What the task asks: Each line from the start of the records below through the line that contains "1e7, 3e7, 1e8]" should be printed exactly. Pictures are omitted.

Records for this exercise:

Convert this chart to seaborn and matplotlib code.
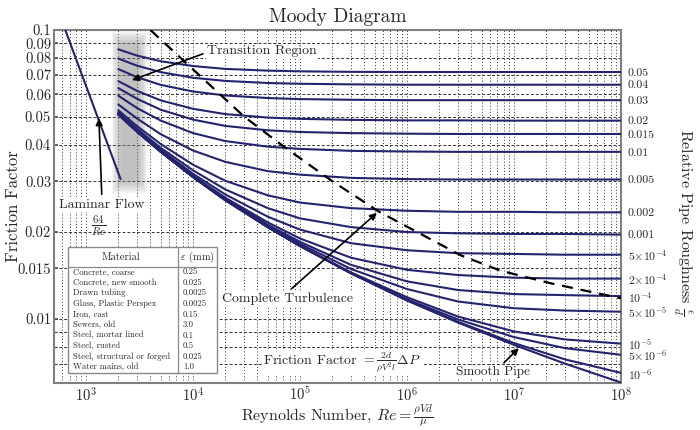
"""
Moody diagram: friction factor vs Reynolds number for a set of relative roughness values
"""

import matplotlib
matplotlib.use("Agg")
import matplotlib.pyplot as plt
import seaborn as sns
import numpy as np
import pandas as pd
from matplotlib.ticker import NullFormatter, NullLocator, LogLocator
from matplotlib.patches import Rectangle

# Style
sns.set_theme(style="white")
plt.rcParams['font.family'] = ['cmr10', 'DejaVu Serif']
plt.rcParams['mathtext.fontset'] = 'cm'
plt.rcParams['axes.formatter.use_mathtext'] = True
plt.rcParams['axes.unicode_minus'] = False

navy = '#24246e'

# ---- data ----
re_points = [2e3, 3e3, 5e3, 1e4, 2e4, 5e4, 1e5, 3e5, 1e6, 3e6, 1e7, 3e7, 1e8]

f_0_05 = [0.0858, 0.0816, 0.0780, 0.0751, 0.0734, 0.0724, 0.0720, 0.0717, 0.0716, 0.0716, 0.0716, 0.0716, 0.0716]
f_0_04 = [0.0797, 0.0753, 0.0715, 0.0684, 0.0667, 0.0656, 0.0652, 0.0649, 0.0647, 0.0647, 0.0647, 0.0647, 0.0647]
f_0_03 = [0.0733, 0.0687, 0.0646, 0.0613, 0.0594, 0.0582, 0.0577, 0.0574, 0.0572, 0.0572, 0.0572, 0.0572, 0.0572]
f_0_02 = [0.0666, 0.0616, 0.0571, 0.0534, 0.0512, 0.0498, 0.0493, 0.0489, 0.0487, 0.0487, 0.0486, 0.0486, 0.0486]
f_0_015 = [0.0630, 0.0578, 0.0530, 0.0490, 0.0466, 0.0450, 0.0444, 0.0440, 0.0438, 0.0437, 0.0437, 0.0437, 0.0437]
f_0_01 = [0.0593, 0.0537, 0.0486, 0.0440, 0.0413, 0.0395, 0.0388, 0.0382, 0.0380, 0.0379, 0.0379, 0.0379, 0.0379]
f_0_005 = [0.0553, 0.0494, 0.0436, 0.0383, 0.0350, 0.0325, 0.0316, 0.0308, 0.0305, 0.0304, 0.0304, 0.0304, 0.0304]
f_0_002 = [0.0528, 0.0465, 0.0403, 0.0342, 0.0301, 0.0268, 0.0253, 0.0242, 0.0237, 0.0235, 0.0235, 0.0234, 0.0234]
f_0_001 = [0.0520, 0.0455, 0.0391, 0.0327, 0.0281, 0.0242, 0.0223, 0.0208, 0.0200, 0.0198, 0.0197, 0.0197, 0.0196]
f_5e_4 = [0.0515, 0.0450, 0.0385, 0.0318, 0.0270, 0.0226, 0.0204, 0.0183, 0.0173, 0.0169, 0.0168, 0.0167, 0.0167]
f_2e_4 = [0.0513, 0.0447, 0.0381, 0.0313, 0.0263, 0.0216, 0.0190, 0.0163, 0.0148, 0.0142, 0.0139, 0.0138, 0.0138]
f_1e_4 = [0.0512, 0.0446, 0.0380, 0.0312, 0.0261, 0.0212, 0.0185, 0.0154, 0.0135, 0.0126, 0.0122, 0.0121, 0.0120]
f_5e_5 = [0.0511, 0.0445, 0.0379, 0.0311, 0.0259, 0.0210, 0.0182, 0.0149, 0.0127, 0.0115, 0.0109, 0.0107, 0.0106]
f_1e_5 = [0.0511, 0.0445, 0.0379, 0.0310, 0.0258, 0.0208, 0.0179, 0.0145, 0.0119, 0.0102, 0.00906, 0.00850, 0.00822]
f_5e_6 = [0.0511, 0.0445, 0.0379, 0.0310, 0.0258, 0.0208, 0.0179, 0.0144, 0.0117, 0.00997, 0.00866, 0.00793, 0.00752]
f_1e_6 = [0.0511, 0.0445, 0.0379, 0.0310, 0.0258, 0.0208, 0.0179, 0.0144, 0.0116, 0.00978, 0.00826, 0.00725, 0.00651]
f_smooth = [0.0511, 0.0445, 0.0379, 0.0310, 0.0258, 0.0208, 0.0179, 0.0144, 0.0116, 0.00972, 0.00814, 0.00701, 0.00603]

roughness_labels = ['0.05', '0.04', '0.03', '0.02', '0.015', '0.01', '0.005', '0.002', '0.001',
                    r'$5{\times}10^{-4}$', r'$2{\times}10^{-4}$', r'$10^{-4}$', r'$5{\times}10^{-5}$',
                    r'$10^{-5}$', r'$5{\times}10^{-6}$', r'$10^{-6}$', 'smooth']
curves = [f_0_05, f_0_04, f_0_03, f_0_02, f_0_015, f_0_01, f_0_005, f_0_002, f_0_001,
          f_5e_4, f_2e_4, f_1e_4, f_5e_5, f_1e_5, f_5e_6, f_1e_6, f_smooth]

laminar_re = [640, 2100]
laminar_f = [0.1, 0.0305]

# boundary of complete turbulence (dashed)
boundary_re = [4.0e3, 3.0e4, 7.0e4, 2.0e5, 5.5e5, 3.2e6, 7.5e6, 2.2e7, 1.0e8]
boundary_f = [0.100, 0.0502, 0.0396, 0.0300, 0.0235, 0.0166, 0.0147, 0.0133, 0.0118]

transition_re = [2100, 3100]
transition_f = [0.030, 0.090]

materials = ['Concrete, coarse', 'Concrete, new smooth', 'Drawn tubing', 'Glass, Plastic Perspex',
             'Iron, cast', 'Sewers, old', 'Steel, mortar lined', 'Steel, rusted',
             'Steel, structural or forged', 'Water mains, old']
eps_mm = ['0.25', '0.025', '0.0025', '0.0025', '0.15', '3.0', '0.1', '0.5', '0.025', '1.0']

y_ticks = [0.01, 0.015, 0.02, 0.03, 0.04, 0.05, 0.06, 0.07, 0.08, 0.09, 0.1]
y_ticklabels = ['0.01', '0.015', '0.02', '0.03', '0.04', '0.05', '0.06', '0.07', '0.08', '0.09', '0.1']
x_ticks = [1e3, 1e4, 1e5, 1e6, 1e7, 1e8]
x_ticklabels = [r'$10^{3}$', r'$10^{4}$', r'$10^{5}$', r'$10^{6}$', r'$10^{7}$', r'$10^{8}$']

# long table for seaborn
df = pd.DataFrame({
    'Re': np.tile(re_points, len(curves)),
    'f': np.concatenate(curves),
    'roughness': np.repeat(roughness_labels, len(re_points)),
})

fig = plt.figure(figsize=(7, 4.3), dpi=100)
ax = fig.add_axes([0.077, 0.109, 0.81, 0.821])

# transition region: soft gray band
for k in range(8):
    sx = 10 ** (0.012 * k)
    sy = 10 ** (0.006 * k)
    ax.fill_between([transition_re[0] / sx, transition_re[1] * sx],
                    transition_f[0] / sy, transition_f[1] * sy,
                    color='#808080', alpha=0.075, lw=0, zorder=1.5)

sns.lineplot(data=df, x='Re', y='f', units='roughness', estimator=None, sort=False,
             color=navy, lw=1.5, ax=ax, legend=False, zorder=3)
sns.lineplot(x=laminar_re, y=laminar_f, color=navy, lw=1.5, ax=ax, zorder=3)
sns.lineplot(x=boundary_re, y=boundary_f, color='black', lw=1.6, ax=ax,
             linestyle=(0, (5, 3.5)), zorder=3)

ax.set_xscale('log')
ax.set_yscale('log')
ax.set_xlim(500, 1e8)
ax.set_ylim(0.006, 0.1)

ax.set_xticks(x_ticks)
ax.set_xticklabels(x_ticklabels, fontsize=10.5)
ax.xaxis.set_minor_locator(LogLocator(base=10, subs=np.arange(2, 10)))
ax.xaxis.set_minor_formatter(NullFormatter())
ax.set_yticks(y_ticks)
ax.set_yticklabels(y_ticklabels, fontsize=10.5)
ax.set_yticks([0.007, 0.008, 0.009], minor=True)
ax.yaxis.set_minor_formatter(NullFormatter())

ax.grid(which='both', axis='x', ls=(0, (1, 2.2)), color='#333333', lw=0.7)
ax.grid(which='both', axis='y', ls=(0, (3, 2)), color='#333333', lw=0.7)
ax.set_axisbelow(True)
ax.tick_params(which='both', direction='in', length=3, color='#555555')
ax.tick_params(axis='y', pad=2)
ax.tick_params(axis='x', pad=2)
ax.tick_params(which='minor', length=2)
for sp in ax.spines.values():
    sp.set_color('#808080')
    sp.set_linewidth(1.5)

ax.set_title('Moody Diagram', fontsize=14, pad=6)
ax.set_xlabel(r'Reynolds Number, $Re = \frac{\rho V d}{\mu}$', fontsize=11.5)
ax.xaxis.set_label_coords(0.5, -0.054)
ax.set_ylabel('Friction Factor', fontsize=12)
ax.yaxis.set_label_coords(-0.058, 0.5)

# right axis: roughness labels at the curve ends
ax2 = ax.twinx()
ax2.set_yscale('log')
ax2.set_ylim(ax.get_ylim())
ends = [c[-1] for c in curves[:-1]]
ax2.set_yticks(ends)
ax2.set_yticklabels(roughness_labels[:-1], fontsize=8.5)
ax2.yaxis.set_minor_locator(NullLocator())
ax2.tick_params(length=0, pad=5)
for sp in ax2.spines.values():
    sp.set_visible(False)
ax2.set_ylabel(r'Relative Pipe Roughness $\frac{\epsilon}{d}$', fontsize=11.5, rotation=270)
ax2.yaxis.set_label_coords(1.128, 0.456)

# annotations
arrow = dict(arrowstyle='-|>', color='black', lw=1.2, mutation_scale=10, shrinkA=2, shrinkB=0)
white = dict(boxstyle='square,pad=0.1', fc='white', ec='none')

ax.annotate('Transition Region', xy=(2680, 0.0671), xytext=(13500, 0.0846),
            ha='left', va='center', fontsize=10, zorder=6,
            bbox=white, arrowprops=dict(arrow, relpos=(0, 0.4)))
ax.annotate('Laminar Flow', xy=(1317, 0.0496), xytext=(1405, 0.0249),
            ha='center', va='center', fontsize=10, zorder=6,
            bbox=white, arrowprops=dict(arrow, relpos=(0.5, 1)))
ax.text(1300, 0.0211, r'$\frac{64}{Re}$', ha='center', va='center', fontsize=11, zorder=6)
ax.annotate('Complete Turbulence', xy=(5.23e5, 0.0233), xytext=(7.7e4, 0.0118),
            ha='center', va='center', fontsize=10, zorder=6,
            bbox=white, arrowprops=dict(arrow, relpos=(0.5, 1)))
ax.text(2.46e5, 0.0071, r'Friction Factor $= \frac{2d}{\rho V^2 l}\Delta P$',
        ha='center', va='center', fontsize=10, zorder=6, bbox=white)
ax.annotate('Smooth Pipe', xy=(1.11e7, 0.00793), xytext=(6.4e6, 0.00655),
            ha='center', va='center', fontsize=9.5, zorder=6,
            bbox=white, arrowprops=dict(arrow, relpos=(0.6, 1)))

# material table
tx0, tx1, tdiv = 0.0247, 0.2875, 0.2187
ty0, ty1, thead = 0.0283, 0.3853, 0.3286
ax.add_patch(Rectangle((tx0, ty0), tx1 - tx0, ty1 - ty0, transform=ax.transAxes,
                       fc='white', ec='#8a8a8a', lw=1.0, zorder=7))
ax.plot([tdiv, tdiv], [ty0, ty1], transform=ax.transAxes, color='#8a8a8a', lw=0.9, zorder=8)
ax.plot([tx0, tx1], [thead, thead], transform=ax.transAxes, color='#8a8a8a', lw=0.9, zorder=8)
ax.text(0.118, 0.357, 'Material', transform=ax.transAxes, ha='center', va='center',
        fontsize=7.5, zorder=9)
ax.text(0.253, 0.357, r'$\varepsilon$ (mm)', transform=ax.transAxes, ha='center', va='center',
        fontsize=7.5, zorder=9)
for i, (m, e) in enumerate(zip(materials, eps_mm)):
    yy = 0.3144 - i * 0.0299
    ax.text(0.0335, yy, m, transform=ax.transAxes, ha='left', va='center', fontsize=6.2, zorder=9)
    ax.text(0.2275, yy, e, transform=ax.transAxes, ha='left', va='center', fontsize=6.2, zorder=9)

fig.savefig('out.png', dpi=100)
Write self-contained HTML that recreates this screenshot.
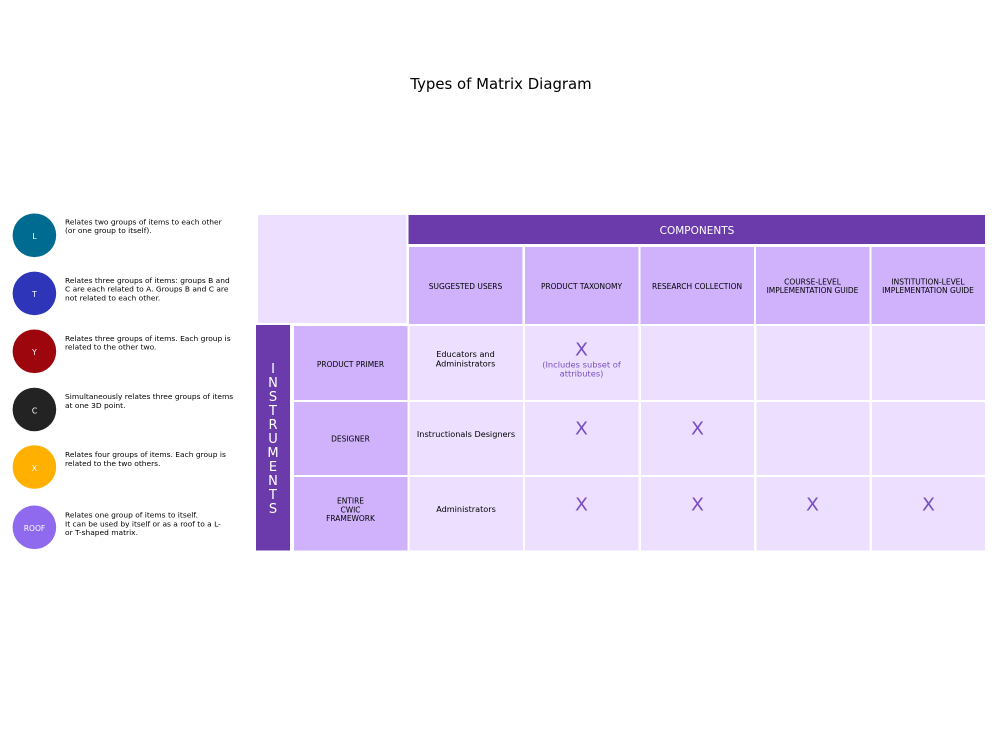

Answer to this exercise:
Convert this chart to seaborn and matplotlib code.
"""
Moody diagram: friction factor vs Reynolds number for a set of relative roughness values
"""

import matplotlib
matplotlib.use("Agg")
import matplotlib.pyplot as plt
import seaborn as sns
import numpy as np
import pandas as pd
from matplotlib.ticker import NullFormatter, NullLocator, LogLocator
from matplotlib.patches import Rectangle

# Style
sns.set_theme(style="white")
plt.rcParams['font.family'] = ['cmr10', 'DejaVu Serif']
plt.rcParams['mathtext.fontset'] = 'cm'
plt.rcParams['axes.formatter.use_mathtext'] = True
plt.rcParams['axes.unicode_minus'] = False

navy = '#24246e'

# ---- data ----
re_points = [2e3, 3e3, 5e3, 1e4, 2e4, 5e4, 1e5, 3e5, 1e6, 3e6, 1e7, 3e7, 1e8]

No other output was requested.